There is also the need to educate rural users about the opportunities that broadband can provide. Although it might surprise many city dwellers, the leading reasons for why rural Americans aren’t online don’t have to do with money. Instead, “don’t need” and “not interested” rank above financial concerns.

So what does a nationwide construction project have to do with this issue? We could drain the treasury for shiny new rural networks without making a dent in this fundamental issue.

Unless, of course, the Unconnected hear about the project and decide maybe his Internet thing is worthwhile after all. But this is a pretty expensive way to get people’s attention.

The Video is Nonsense

The video bemoans the fact that all American Internet service is not the same, but that’s always going to be true. I don’t have the same service quality as my neighbors because I choose to pay twice as much as they do for a “business class” cable service that has no caps and is supposed to be more reliable than consumer grade service. Given its poor reliability, I pity my neighbors.
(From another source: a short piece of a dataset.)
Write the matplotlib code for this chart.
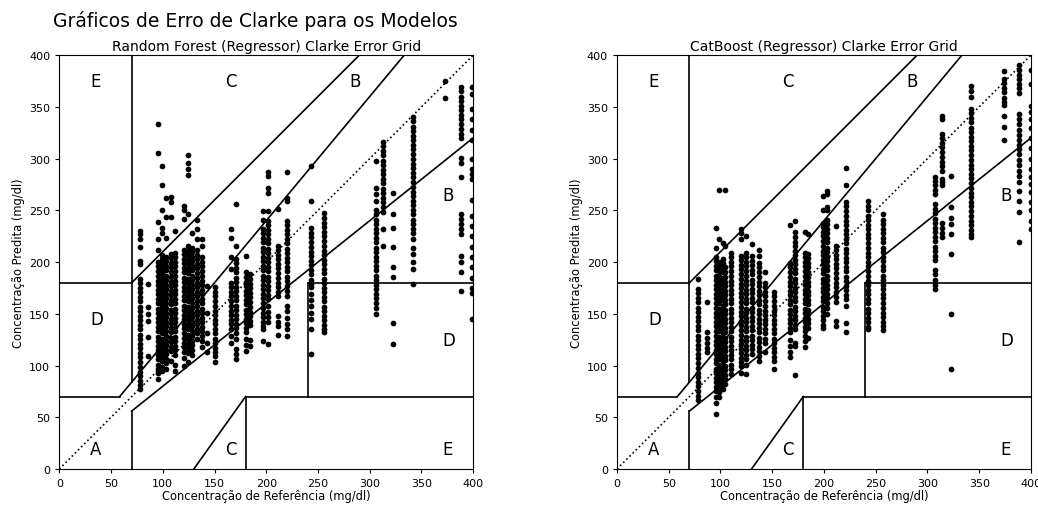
import matplotlib.pyplot as plt
import numpy as np

# Random Forest: valores de referencia (x) e predicoes lidas em cada coluna
rf_ref = [78, 86, 95, 99, 103, 108, 112, 121, 124, 128, 133, 138, 143, 150,
          166, 171, 180, 184, 197, 202, 211, 220, 243, 256, 306, 313, 322,
          342, 373, 388, 399]
rf_pred = [
    [230, 227, 222, 215, 201, 198, 184, 180, 175, 171, 166, 162, 157, 153, 148, 144, 139, 135,
     130, 126, 121, 117, 112, 108, 103, 99, 94, 90, 85, 81, 77],
    [179, 157, 150, 143, 128, 109],
    [333, 305, 239, 222, 212, 200, 196, 191, 187, 182, 178, 173, 169, 164, 160, 155, 151, 146,
     142, 137, 133, 128, 124, 119, 115, 110, 106, 101, 97, 93, 87],
    [293, 274, 250, 233, 228, 207, 203, 198, 194, 189, 185, 180, 176, 171, 167, 162, 158, 153,
     149, 144, 140, 135, 131, 126, 122, 117, 113, 108, 104, 99, 95],
    [262, 244, 223, 205, 201, 196, 192, 187, 183, 178, 174, 169, 165, 160, 156, 151, 147, 142,
     138, 133, 129, 124, 120, 115, 111, 106, 102, 97],
    [263, 258, 244, 208, 204, 199, 195, 190, 186, 181, 177, 172, 168, 163, 159, 154, 150, 145,
     141, 136, 132, 127, 123, 118, 114, 104],
    [230, 209, 205, 200, 196, 191, 187, 182, 178, 173, 169, 164, 160, 155, 151, 146, 142, 137,
     133, 128, 124, 119, 115, 110, 101, 95],
    [254, 250, 242, 212, 208, 203, 199, 194, 190, 185, 181, 176, 172, 167, 163, 158, 154, 149,
     145, 140, 136, 131, 127, 122, 118, 113, 107, 100],
    [303, 296, 290, 284, 246, 216, 211, 207, 202, 198, 193, 189, 184, 180, 175, 171, 166, 162,
     157, 153, 148, 144, 139, 135, 130, 126, 121, 117, 112, 103],
    [228, 214, 210, 205, 201, 196, 192, 187, 183, 178, 174, 169, 165, 160, 156, 151, 147, 142,
     138, 133, 129, 124, 120, 115, 110],
    [241, 232, 222, 212, 207, 203, 198, 194, 189, 185, 180, 176, 171, 167, 162, 158, 153, 149,
     144, 140, 135, 131, 126],
    [222, 216, 205, 200, 196, 191, 187, 182, 178, 173, 169, 164, 160, 155, 151, 146, 142, 137,
     133, 129, 124, 118],
    [177, 151, 131, 122, 113],
    [176, 171, 167, 162, 158, 153, 149, 144, 140, 135, 131, 126, 122, 117, 113, 109, 103],
    [232, 223, 205, 193, 180, 176, 171, 167, 162, 158, 153, 149, 144, 140, 135, 129, 122],
    [256, 216, 203, 199, 194, 190, 185, 181, 176, 172, 167, 163, 158, 154, 149, 145, 140, 136,
     131, 126, 116, 111, 106],
    [206, 190, 186, 181, 177, 172, 168, 163, 159, 154, 150, 145, 141, 136, 132, 126, 120, 114],
    [188, 184, 179, 175, 170, 166, 161, 157, 152, 148, 143, 139, 125, 119],
    [249, 241, 232, 228, 223, 219, 214, 210, 205, 201, 196, 192, 187, 183, 178, 174, 169, 165,
     160, 156, 151, 147, 142, 138, 135, 124],
    [287, 283, 272, 267, 249, 240, 236, 231, 227, 222, 218, 213, 209, 204, 200, 195, 191, 186,
     182, 177, 173, 168, 164, 158, 152, 147, 142, 121],
    [251, 216, 212, 207, 203, 198, 194, 189, 185, 180, 176, 171, 167, 148, 142, 138, 130],
    [287, 262, 259, 240, 236, 231, 227, 222, 218, 213, 209, 204, 200, 195, 191, 186, 182, 177,
     172, 167, 158, 153, 146, 140, 135, 129],
    [293, 259, 233, 228, 224, 219, 215, 210, 206, 201, 197, 192, 188, 183, 179, 176, 169, 163,
     158, 151, 145, 135, 111],
    [247, 243, 238, 234, 229, 225, 220, 216, 211, 207, 202, 198, 193, 189, 184, 180, 175, 171,
     166, 162, 157, 153, 148, 144, 139, 135, 132],
    [298, 272, 266, 259, 250, 246, 241, 237, 232, 228, 223, 219, 214, 210, 205, 201, 196, 192,
     187, 183, 178, 174, 169, 165, 160, 156, 150],
    [316, 312, 307, 303, 298, 294, 289, 285, 280, 276, 271, 267, 262, 258, 253, 248, 232, 216],
    [267, 246, 233, 215, 195, 186, 141, 121],
    [340, 336, 331, 327, 322, 318, 313, 309, 304, 300, 295, 291, 286, 282, 277, 273, 268, 264,
     259, 255, 250, 246, 241, 237, 232, 228, 222, 214, 208, 200, 193, 179],
    [375, 359],
    [369, 365, 360, 356, 351, 347, 342, 338, 333, 329, 324, 320, 301, 296, 282, 246, 242, 237,
     232, 227, 206, 200, 190, 172],
    [369, 362, 348, 338, 328, 318, 300, 290, 285, 280, 260, 245, 235, 225, 215, 205, 195, 185,
     175, 170, 145],
]

# CatBoost
cb_ref = [78, 87, 96, 99, 102, 104, 110, 120, 125, 130, 137, 143, 152, 167, 172, 182, 185,
          199, 203, 212, 221, 243, 257, 307, 314, 323, 342, 374, 388, 400]
cb_pred = [
    [184, 174, 170, 165, 161, 156, 152, 147, 143, 138, 134, 129, 125, 120, 116, 111, 107, 102,
     98, 93, 89, 84, 80, 75, 71, 67],
    [161, 132, 127, 122, 117, 113],
    [233, 214, 205, 201, 196, 192, 187, 183, 178, 174, 169, 165, 160, 156, 151, 147, 142, 138,
     133, 129, 124, 120, 115, 111, 106, 102, 97, 93, 88, 84, 79, 75, 70, 64, 53],
    [270, 222, 200, 196, 191, 187, 182, 178, 173, 169, 164, 160, 155, 151, 146, 142, 137, 133,
     128, 124, 119, 115, 110, 106, 101, 97, 92, 88, 83, 79, 74, 70],
    [218, 203, 199, 194, 190, 185, 181, 176, 172, 167, 163, 158, 154, 149, 145, 140, 136, 131,
     127, 122, 118, 113, 109, 104, 100, 95, 91, 86, 82, 77],
    [270, 216, 195, 190, 186, 181, 177, 172, 168, 163, 159, 154, 150, 145, 141, 136, 132, 127,
     123, 118, 114, 109, 105, 100, 96, 91, 87, 82],
    [209, 205, 200, 196, 191, 187, 182, 178, 173, 169, 164, 160, 155, 151, 146, 142, 137, 133,
     128, 124, 119, 115, 110, 106, 101, 97, 92],
    [232, 228, 222, 206, 202, 197, 193, 188, 184, 179, 175, 170, 166, 161, 157, 152, 148, 143,
     139, 134, 130, 125, 121, 116, 112, 107, 103, 100, 93],
    [225, 209, 205, 200, 196, 191, 187, 182, 178, 173, 169, 164, 160, 155, 151, 146, 142, 137,
     133, 128, 124, 119, 115, 110, 106, 101, 92],
    [217, 206, 201, 197, 192, 188, 183, 179, 174, 170, 165, 161, 156, 152, 147, 143, 138, 134,
     129, 125, 120, 116, 111],
    [212, 206, 199, 195, 190, 186, 181, 177, 172, 168, 163, 159, 154, 150, 145, 141, 136, 132,
     127, 123, 118, 114, 109, 104],
    [190, 180, 176, 171, 167, 162, 158, 153, 149, 144, 140, 135, 131, 126, 122, 113],
    [171, 167, 162, 158, 153, 149, 144, 140, 135, 131, 126, 122, 117, 113, 108, 104, 97],
    [236, 199, 195, 190, 186, 181, 177, 172, 168, 163, 159, 154, 150, 145, 141, 136, 132, 125,
     119, 113, 108],
    [240, 229, 224, 219, 216, 211, 207, 202, 198, 193, 189, 184, 180, 175, 171, 166, 162, 157,
     153, 148, 144, 139, 135, 122, 119, 91],
    [229, 209, 205, 200, 196, 191, 187, 182, 178, 173, 169, 164, 160, 155, 151, 146, 142, 137,
     133, 129, 124, 118],
    [227, 208, 204, 199, 195, 190, 186, 181, 177, 172, 168, 163, 159, 154, 150, 145, 141, 136, 127],
    [264, 250, 238, 234, 229, 225, 220, 216, 211, 207, 202, 198, 193, 189, 184, 180, 175, 171,
     166, 162, 157, 153, 148, 144, 139, 136],
    [269, 266, 253, 250, 241, 237, 232, 228, 223, 219, 214, 210, 205, 201, 196, 192, 187, 183,
     178, 174, 169, 165, 160, 156, 150],
    [235, 216, 212, 207, 203, 198, 194, 189, 185, 180, 176, 171, 166, 161, 143, 138],
    [291, 274, 258, 254, 249, 245, 240, 236, 231, 227, 222, 218, 213, 209, 204, 200, 195, 191,
     186, 182, 177, 173, 168, 164, 158, 141, 132],
    [259, 254, 250, 245, 241, 236, 232, 227, 223, 218, 214, 209, 205, 200, 196, 191, 187, 182,
     178, 173, 169, 164, 160, 155, 151, 146, 142, 137, 135],
    [246, 241, 237, 232, 228, 223, 219, 214, 210, 205, 201, 196, 192, 187, 183, 178, 174, 169,
     165, 160, 156, 151, 147, 142, 138, 134],
    [282, 278, 274, 270, 266, 256, 251, 247, 242, 238, 233, 229, 224, 220, 215, 211, 206, 202,
     192, 188, 183, 178, 174],
    [341, 338, 324, 320, 315, 311, 306, 302, 297, 293, 288, 280, 277, 274, 238, 233, 228, 224],
    [283, 253, 243, 237, 227, 208, 150, 97],
    [370, 365, 360, 348, 344, 339, 335, 330, 326, 321, 317, 312, 308, 303, 299, 294, 290, 285,
     281, 276, 272, 267, 263, 258, 254, 249, 245, 240, 236, 231, 227, 224],
    [385, 377, 373, 368, 364, 359, 355, 352, 341, 331, 318],
    [390, 386, 381, 377, 372, 368, 363, 343, 338, 333, 328, 323, 318, 313, 309, 304, 299, 294,
     288, 283, 277, 269, 259, 248, 219],
    [386, 372, 351, 345, 338, 330, 320, 310, 300, 290, 282, 275, 268, 258, 250, 240, 232],
]

ticks = [0, 50, 100, 150, 200, 250, 300, 350, 400]


def clarke_error_grid(ax, ref_levels, pred_cols, title):
    x = np.concatenate([np.full(len(p), r) for r, p in zip(ref_levels, pred_cols)])
    y = np.concatenate([np.array(p, dtype=float) for p in pred_cols])
    ax.scatter(x, y, marker='o', color='black', s=17, linewidths=0)

    # linhas das zonas
    lw = 1.2
    ax.plot([0, 400], [0, 400], ':', c='black', lw=lw)
    ax.plot([0, 175 / 3], [70, 70], '-', c='black', lw=lw)
    ax.plot([175 / 3, 400 / 1.2], [70, 400], '-', c='black', lw=lw)
    ax.plot([70, 70], [84, 400], '-', c='black', lw=lw)
    ax.plot([0, 70], [180, 180], '-', c='black', lw=lw)
    ax.plot([70, 290], [180, 400], '-', c='black', lw=lw)
    ax.plot([70, 70], [0, 56], '-', c='black', lw=lw)
    ax.plot([70, 400], [56, 320], '-', c='black', lw=lw)
    ax.plot([180, 180], [0, 70], '-', c='black', lw=lw)
    ax.plot([180, 400], [70, 70], '-', c='black', lw=lw)
    ax.plot([240, 240], [70, 180], '-', c='black', lw=lw)
    ax.plot([240, 400], [180, 180], '-', c='black', lw=lw)
    ax.plot([130, 180], [0, 70], '-', c='black', lw=lw)

    # rotulos das zonas
    fs = 12
    ax.text(30, 15, "A", fontsize=fs)
    ax.text(370, 260, "B", fontsize=fs)
    ax.text(280, 370, "B", fontsize=fs)
    ax.text(160, 370, "C", fontsize=fs)
    ax.text(160, 15, "C", fontsize=fs)
    ax.text(30, 140, "D", fontsize=fs)
    ax.text(370, 120, "D", fontsize=fs)
    ax.text(30, 370, "E", fontsize=fs)
    ax.text(370, 15, "E", fontsize=fs)

    ax.set_xlim(0, 400)
    ax.set_ylim(0, 400)
    ax.set_xticks(ticks)
    ax.set_yticks(ticks)
    ax.tick_params(labelsize=8, length=3)
    ax.set_xlabel('Concentração de Referência (mg/dl)', fontsize=8.3, labelpad=1)
    ax.set_ylabel('Concentração Predita (mg/dl)', fontsize=8.3, labelpad=3)
    ax.set_title(title, fontsize=10, pad=4)


fig = plt.figure(figsize=(10.38, 5.06), dpi=100)
ax1 = fig.add_axes([0.0571, 0.0711, 0.3988, 0.818])
ax2 = fig.add_axes([0.5944, 0.0711, 0.3988, 0.818])

clarke_error_grid(ax1, rf_ref, rf_pred, 'Random Forest (Regressor) Clarke Error Grid')
clarke_error_grid(ax2, cb_ref, cb_pred, 'CatBoost (Regressor) Clarke Error Grid')

fig.text(0.246, 0.958, 'Gráficos de Erro de Clarke para os Modelos',
         ha='center', va='center', fontsize=13.5)

fig.savefig('out.png', dpi=100)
It stresses the 25/3 Wheeler Standard without discussing its shortcomings (the fact that 25 down is more than we need for most activities and 3 up is not enough for many.) It completely fails to mention that the average mobile service in the US, 8 Mbps up and 23 down, is actually better than a wired connection that narrowly conforms to the Wheeler Standard.

It shows a coverage map that’s riddled with holes – in places where nobody lives – and clucks about the omissions. And it tries to make broadband out to be a cause for college degrees and high incomes, when the causality goes in the other direction.

Vox falsely claims that wireless networks don’t need cables in the ground like cable service does. It correctly asserts that fixed wireless is a good solution in rural areas but falsely claims it’s less reliable. Out here in the Front Range of the Rockies where winter means high winds, my experience has been just the opposite. I use my cell phone to report service outages to the cable company, and have never once used my cable phone service to report an LTE outage.

Broadband Outperforms the REA

Things really get deep when the video touches on speculative projects using drones, balloons, and TV white spaces and then turns to the electrification projects run by the Rural Electrification Agency in the ’30s, ’40s, and ’50s as touchstones of sound public policy. Within a few decades, the video says, all of America got electric power thanks to co-ops funded by that agency.

But the truth is that rural broadband, like rural electricity, is a problem that has been addressed by a number of approaches: some private, some public, some co-ops, and some subsidized. There’s really no meaningful difference awaiting an REA-like magic bullet.

Broadband is significantly different from electricity because there are many ways to deliver it, with new ones appearing all the time. The video even mentions some of them, but fails to grasp their importance. It alleges that Trump both increased and scaled back Obama Administration broadband subsidies at the same time, quite a trick.

Why is Broadband so Hard to Understand?

The purpose of the video appears just after the Trump Miracle, in what it terms the FCC’s “suggestion” that mobile broadband needs a definition. It currently has none, you see. Contrary to the video’s claim, the FCC hasn’t proposed changing the flawed definition of wired broadband. Like a rookie, the video’s author, Mac Schneider, confuses Akamai’s average connection speed (for mobile) with a broadband speed. See the Speedtest Global Index for a correct and accurate picture of mobile broadband speeds.

We already have subsidy programs for rural broadband. They’re not tremendously effective, but they show that broadband subsidy is not some marvelous new idea that nobody ever considered before.

The tribal forces of the left appear to be forming a drum circle around the idea that rural broadband is entirely screwed up in the US so we need to create thousands (presumably) of broadband coops to solve the problem in a few decades. I think we can do a lot better, but only if we can forget about the tribal identities and apply some reasoning informed by facts.